As a composer, Aaron Copland desired to be as American in his music as Mussorgsky and Stravinsky were Russian. He was always interested in expressing his Inscape, the true emotions happening within him. His writings, music and instruction helped bring the rigor of the European tradition to American music and influenced a generation of composers.
Copland’s parents were immigrants to the United States and settled in Brooklyn, New York. He was the fifth of seven children and his first piano teacher was his older sister. He learned as much as he could from her and then went out on his own to seek further instruction from various pianists in New York. As a teenager, he began to take lessons in harmony and counterpoint from Karl Goldmark. But Goldmark was devoted to the Romantic masters, Beethoven and Wagner, while Copland was far more interested in the works of Debussy and Ravel.
When he was 20, Aaron moved to Paris to study with Nadia Boulanger. In his four years as her pupil, he traveled extensively across Europe, met Prokofiev and Milhaud and was exposed to the music of Webern, Bartok and Hindemith. Nadia commissioned Copland to compose his Organ Symphony for her first American tour in 1924.
When Aaron returned to New York, his European experience and pedigree earned him quite a reputation. He joined with Roger Sessions, another young composer, and together they produced concerts of new music from 1928-31. Copland’s writing about music became influential in multiple cultures. He was a well-respected teacher and was sought out by many younger composers, including Leonard Bernstein.
Aaron Copland wrote for film and the concert stage, but some of his best known works were his ballets: Billy the Kid, Rodeo and Appalachian Spring. The titles of these works display Copland’s individual style he cultivated in the middle of the 20th century – a distinct American voice. He utilized folk tunes and harmonic idioms that evoked the people and culture of America, much in the same way that Dvorak and Bartok exemplified their nationalism.

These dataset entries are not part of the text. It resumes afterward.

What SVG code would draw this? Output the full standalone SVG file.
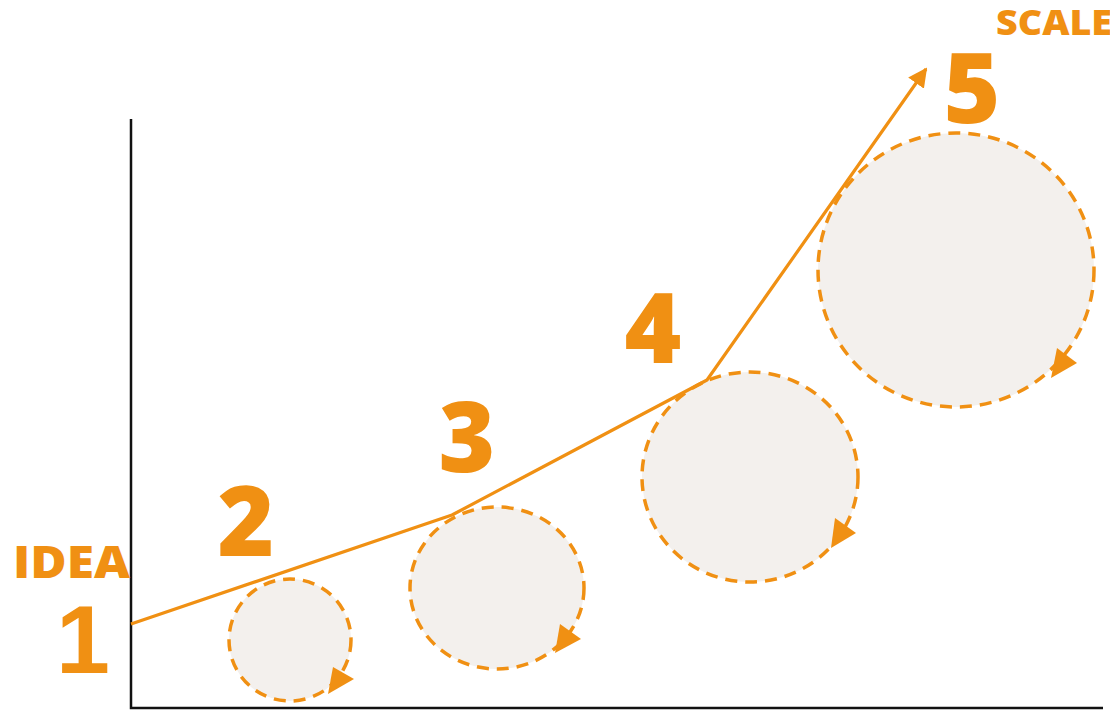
<svg xmlns="http://www.w3.org/2000/svg" width="1110" height="711" viewBox="0 0 1110 711">
<style>
.lbl{font-family:"Open Sans","Liberation Sans",sans-serif;font-weight:800;fill:#F09013}
.num{font-family:"Open Sans","Liberation Sans",sans-serif;font-weight:800;fill:#F09013;font-size:97px;text-anchor:middle}
.cyc{fill:#F3F0ED;stroke:#F09013;stroke-width:3.5;stroke-dasharray:12 8}
.tri{fill:#F09013}
.path{fill:none;stroke:#F09013;stroke-width:3.2;stroke-linejoin:round}
</style>
<defs>
<marker id="ah" viewBox="0 0 10 10" refX="9" refY="5" markerWidth="6" markerHeight="6" orient="auto">
<path d="M0,0 L10,5 L0,10 z" fill="#F09013"/>
</marker>
</defs>
<rect width="1110" height="711" fill="#fff"/>
<g id="axes" fill="none" stroke="#111" stroke-width="2.5">
<path d="M131,119 V708 H1103"/>
</g>
<g id="cycle1"><circle class="cyc" cx="290" cy="640" r="61"/><path class="tri" d="M333,667 L354,679 L328,694 z"/></g>
<g id="cycle2"><ellipse class="cyc" cx="497" cy="588" rx="87" ry="81"/><path class="tri" d="M560,624 L581,639 L555,653 z"/></g>
<g id="cycle3"><ellipse class="cyc" cx="750" cy="477" rx="108" ry="105"/><path class="tri" d="M835,518 L856,533 L831,548 z"/></g>
<g id="cycle4"><ellipse class="cyc" cx="956" cy="270" rx="138" ry="137"/><path class="tri" d="M1057,348 L1077,363 L1051,378 z"/></g>
<g id="connectors">
<path class="path" d="M131,624 L452,515 L707,380 L926,69" marker-end="url(#ah)"/>
</g>
<g id="labels">
<text class="lbl" x="13" y="578" font-size="44" textLength="117" lengthAdjust="spacingAndGlyphs">IDEA</text>
<text class="lbl" x="996" y="35" font-size="35" textLength="116" lengthAdjust="spacingAndGlyphs">SCALE</text>
<text class="num" x="83" y="673" style="font-family:'Liberation Sans',sans-serif;font-weight:700" font-size="98">1</text>
<text class="num" x="246" y="556">2</text>
<text class="num" x="467" y="472">3</text>
<text class="num" x="653" y="363">4</text>
<text class="num" x="972" y="123">5</text>
</g>
</svg>
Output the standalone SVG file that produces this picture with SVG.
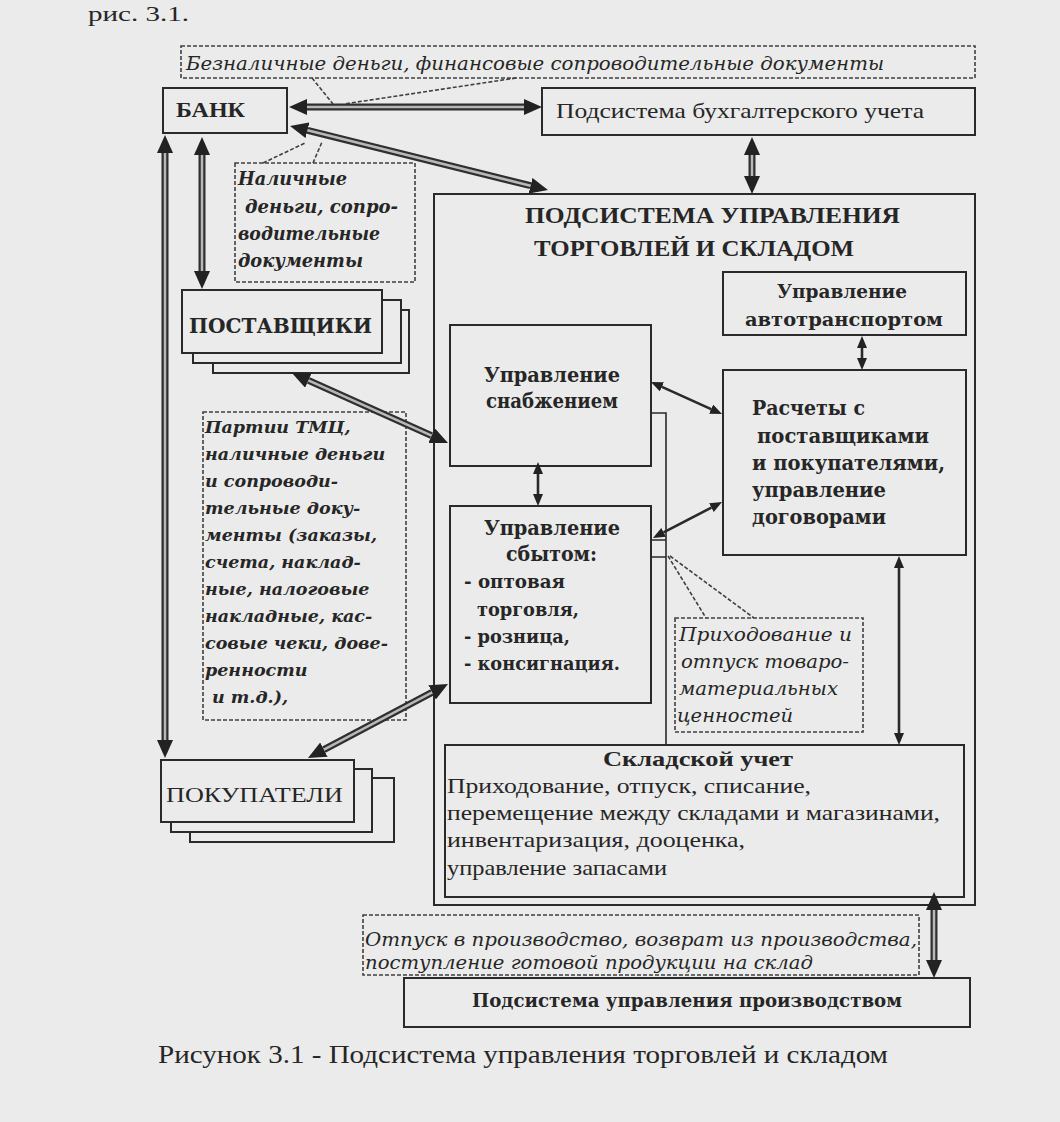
<svg xmlns="http://www.w3.org/2000/svg" width="1060" height="1122" viewBox="0 0 1060 1122">
<defs>
<style>
.box{fill:#ebebeb;stroke:#2a2a2a;stroke-width:2}
.dash{fill:none;stroke:#404040;stroke-width:1.6;stroke-dasharray:4 2}
.dl{fill:none;stroke:#404040;stroke-width:1.6;stroke-dasharray:4 2}
.thin{fill:none;stroke:#2a2a2a;stroke-width:1.6}
.dlo{stroke:#2f2f2f;stroke-width:7;fill:none}
.dli{stroke:#b8b8b8;stroke-width:2.5;fill:none;marker-start:url(#big);marker-end:url(#big)}
.sl{stroke:#2a2a2a;stroke-width:2.6;fill:none;marker-start:url(#sm);marker-end:url(#sm)}
.ser{font-family:"Liberation Serif","Times New Roman",serif;fill:#262626}
.wid{font-family:"DejaVu Serif","Liberation Serif",serif;fill:#262626}
.b{font-weight:bold}
.it{font-style:italic}
</style>
<marker id="big" viewBox="0 0 18 16" refX="0" refY="8" markerWidth="18" markerHeight="16" orient="auto-start-reverse" markerUnits="userSpaceOnUse"><path d="M0,0 L18,8 L0,16 z" fill="#222"/></marker>
<marker id="sm" viewBox="0 0 12 10" refX="0" refY="5" markerWidth="12" markerHeight="10" orient="auto-start-reverse" markerUnits="userSpaceOnUse"><path d="M0,0 L12,5 L0,10 z" fill="#222"/></marker>
</defs>
<rect x="0" y="0" width="1060" height="1122" fill="#ebebeb"/>
<text class="ser" x="88" y="21" font-size="22" textLength="101" lengthAdjust="spacingAndGlyphs">рис. 3.1.</text>

<g id="main">
<rect class="box" x="434" y="194" width="541" height="711"/>
<text class="ser b" x="525" y="223" font-size="24" textLength="375" lengthAdjust="spacingAndGlyphs">ПОДСИСТЕМА УПРАВЛЕНИЯ</text>
<text class="ser b" x="534" y="256" font-size="24" textLength="320" lengthAdjust="spacingAndGlyphs">ТОРГОВЛЕЙ И СКЛАДОМ</text>
</g>

<g id="bank">
<rect class="box" x="163" y="88" width="124" height="45"/>
<text class="ser b" x="176" y="117" font-size="20" textLength="69" lengthAdjust="spacingAndGlyphs">БАНК</text>
</g>

<g id="buh">
<rect class="box" x="542" y="88" width="433" height="47"/>
<text class="ser" x="556" y="118" font-size="21" textLength="368" lengthAdjust="spacingAndGlyphs">Подсистема бухгалтерского учета</text>
</g>

<g id="postav">
<rect class="box" x="213" y="310" width="196" height="63"/>
<rect class="box" x="193" y="300" width="208" height="63"/>
<rect class="box" x="182" y="290" width="200" height="63"/>
<text class="wid b" x="189" y="333" font-size="20" textLength="183" lengthAdjust="spacingAndGlyphs">ПОСТАВЩИКИ</text>
</g>

<g id="pokup">
<rect class="box" x="190" y="778" width="204" height="64"/>
<rect class="box" x="171" y="769" width="201" height="63"/>
<rect class="box" x="161" y="760" width="193" height="62"/>
<text class="ser" x="166" y="802" font-size="22" textLength="177" lengthAdjust="spacingAndGlyphs">ПОКУПАТЕЛИ</text>
</g>

<g id="auto">
<rect class="box" x="723" y="272" width="243" height="63"/>
<text class="wid b" x="777" y="298" font-size="19" textLength="130" lengthAdjust="spacingAndGlyphs">Управление</text>
<text class="wid b" x="745" y="326" font-size="19" textLength="198" lengthAdjust="spacingAndGlyphs">автотранспортом</text>
</g>

<g id="snab">
<rect class="box" x="450" y="325" width="201" height="141"/>
<text class="wid b" x="484" y="382" font-size="20" textLength="136" lengthAdjust="spacingAndGlyphs">Управление</text>
<text class="wid b" x="486" y="408" font-size="20" textLength="132" lengthAdjust="spacingAndGlyphs">снабжением</text>
</g>

<g id="sbyt">
<rect class="box" x="450" y="506" width="201" height="197"/>
<text class="wid b" x="484" y="535" font-size="20" textLength="136" lengthAdjust="spacingAndGlyphs">Управление</text>
<text class="wid b" x="506" y="561" font-size="20" textLength="91" lengthAdjust="spacingAndGlyphs">сбытом:</text>
<text class="wid b" x="464" y="588" font-size="19" textLength="101" lengthAdjust="spacingAndGlyphs">- оптовая</text>
<text class="wid b" x="477" y="616" font-size="19" textLength="102" lengthAdjust="spacingAndGlyphs">торговля,</text>
<text class="wid b" x="464" y="643" font-size="19" textLength="106" lengthAdjust="spacingAndGlyphs">- розница,</text>
<text class="wid b" x="464" y="670" font-size="19" textLength="156" lengthAdjust="spacingAndGlyphs">- консигнация.</text>
</g>

<g id="rasch">
<rect class="box" x="723" y="370" width="243" height="185"/>
<text class="wid b" x="752" y="415" font-size="20" textLength="113" lengthAdjust="spacingAndGlyphs">Расчеты с</text>
<text class="wid b" x="757" y="443" font-size="20" textLength="172" lengthAdjust="spacingAndGlyphs">поставщиками</text>
<text class="wid b" x="752" y="470" font-size="20" textLength="193" lengthAdjust="spacingAndGlyphs">и покупателями,</text>
<text class="wid b" x="752" y="497" font-size="20" textLength="134" lengthAdjust="spacingAndGlyphs">управление</text>
<text class="wid b" x="752" y="524" font-size="20" textLength="134" lengthAdjust="spacingAndGlyphs">договорами</text>
</g>

<g id="sklad">
<rect class="box" x="445" y="745" width="519" height="152"/>
<text class="ser b" x="603" y="766" font-size="22" textLength="190" lengthAdjust="spacingAndGlyphs">Складской учет</text>
<text class="ser" x="447" y="793" font-size="22" textLength="364" lengthAdjust="spacingAndGlyphs">Приходование,   отпуск, списание,</text>
<text class="ser" x="447" y="820" font-size="22" textLength="493" lengthAdjust="spacingAndGlyphs">перемещение между складами и магазинами,</text>
<text class="ser" x="447" y="847" font-size="22" textLength="298" lengthAdjust="spacingAndGlyphs">инвентаризация, дооценка,</text>
<text class="ser" x="447" y="875" font-size="22" textLength="220" lengthAdjust="spacingAndGlyphs">управление запасами</text>
</g>

<g id="prod">
<rect class="box" x="404" y="978" width="566" height="49"/>
<text class="wid b" x="472" y="1007" font-size="19" textLength="430" lengthAdjust="spacingAndGlyphs">Подсистема управления производством</text>
</g>

<g id="note-beznal">
<rect class="dash" x="181" y="46" width="794" height="32"/>
<text class="wid it" x="186" y="70" font-size="19" textLength="698" lengthAdjust="spacingAndGlyphs">Безналичные деньги, финансовые сопроводительные документы</text>
</g>

<g id="note-nal">
<rect class="dash" x="235" y="163" width="180" height="119"/>
<text class="wid it b" x="238" y="185" font-size="19" textLength="109" lengthAdjust="spacingAndGlyphs">Наличные</text>
<text class="wid it b" x="245" y="213" font-size="19" textLength="153" lengthAdjust="spacingAndGlyphs">деньги, сопро-</text>
<text class="wid it b" x="238" y="240" font-size="19" textLength="142" lengthAdjust="spacingAndGlyphs">водительные</text>
<text class="wid it b" x="238" y="267" font-size="19" textLength="125" lengthAdjust="spacingAndGlyphs">документы</text>
</g>

<g id="note-partii" class="wid it b" font-size="17.5">
<rect class="dash" x="203" y="412" width="203" height="308"/>
<text x="205" y="433">Партии ТМЦ,</text>
<text x="205" y="460">наличные деньги</text>
<text x="205" y="487">и сопроводи-</text>
<text x="205" y="514">тельные доку-</text>
<text x="205" y="541">менты (заказы,</text>
<text x="205" y="568">счета, наклад-</text>
<text x="205" y="595">ные, налоговые</text>
<text x="205" y="622">накладные, кас-</text>
<text x="205" y="649">совые чеки, дове-</text>
<text x="205" y="676">ренности</text>
<text x="212" y="703">и т.д.),</text>
</g>

<g id="note-prihod">
<rect class="dash" x="675" y="618" width="188" height="114"/>
<text class="wid it" x="679" y="641" font-size="18" textLength="173" lengthAdjust="spacingAndGlyphs">Приходование и</text>
<text class="wid it" x="681" y="668" font-size="18" textLength="168" lengthAdjust="spacingAndGlyphs">отпуск товаро-</text>
<text class="wid it" x="679" y="695" font-size="18" textLength="159" lengthAdjust="spacingAndGlyphs">материальных</text>
<text class="wid it" x="677" y="722" font-size="18" textLength="116" lengthAdjust="spacingAndGlyphs">ценностей</text>
</g>

<g id="note-otpusk">
<rect class="dash" x="363" y="915" width="556" height="60"/>
<text class="wid it" x="365" y="946" font-size="18" textLength="552" lengthAdjust="spacingAndGlyphs">Отпуск в производство, возврат из производства,</text>
<text class="wid it" x="365" y="969" font-size="18" textLength="448" lengthAdjust="spacingAndGlyphs">поступление готовой продукции на склад</text>
</g>

<g id="connectors">
<line class="dlo" x1="307" y1="107" x2="524" y2="107"/><line class="dli" x1="307" y1="107" x2="524" y2="107"/>
<line class="dlo" x1="307.5" y1="130.3" x2="530.5" y2="185.7"/><line class="dli" x1="307.5" y1="130.3" x2="530.5" y2="185.7"/>
<line class="dlo" x1="202" y1="155" x2="202" y2="271"/><line class="dli" x1="202" y1="155" x2="202" y2="271"/>
<line class="dlo" x1="165" y1="153" x2="165" y2="740"/><line class="dli" x1="165" y1="153" x2="165" y2="740"/>
<line class="dlo" x1="752" y1="155" x2="752" y2="176"/><line class="dli" x1="752" y1="155" x2="752" y2="176"/>
<line class="dlo" x1="308.4" y1="380.4" x2="431.6" y2="435.6"/><line class="dli" x1="308.4" y1="380.4" x2="431.6" y2="435.6"/>
<line class="dlo" x1="432.1" y1="692.4" x2="323.9" y2="749.6"/><line class="dli" x1="432.1" y1="692.4" x2="323.9" y2="749.6"/>
<line class="dlo" x1="934" y1="910" x2="934" y2="960"/><line class="dli" x1="934" y1="910" x2="934" y2="960"/>
<line class="sl" x1="538" y1="474" x2="538" y2="494"/>
<line class="sl" x1="862" y1="348" x2="862" y2="358"/>
<line class="sl" x1="661.9" y1="386.9" x2="711.1" y2="409.1"/>
<line class="sl" x1="663.6" y1="532.4" x2="711.4" y2="507.6"/>
<line class="sl" x1="899" y1="568" x2="899" y2="733"/>
<path class="thin" d="M651,413 H666 V745"/>
<path class="thin" d="M651,540 H666 M651,557 H666"/>
<path class="dl" d="M312,78 L333,104 M516,78 L344,104"/>
<path class="dl" d="M263,163 L305,143 M313,163 L322,142"/>
<path class="dl" d="M668,556 L706,618 M670,556 L754,618"/>
</g>

<text class="ser" x="158" y="1063" font-size="26" textLength="730" lengthAdjust="spacingAndGlyphs">Рисунок 3.1 - Подсистема управления торговлей и складом</text>
</svg>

By the 1950s, Copland’s popularity with younger composers began to wane. He flirted with other styles of music yet his voice remained consistent even as the musical landscape of the 60s and 70s changed around him. He retired from teaching in 1965 and lived at Cortlandt Manor in New York. His health slowly deteriorated and he lost his battle will Alzheimer’s in 1990. After his death, his substantial wealth became a charitable fund benefiting composers and performers of new music.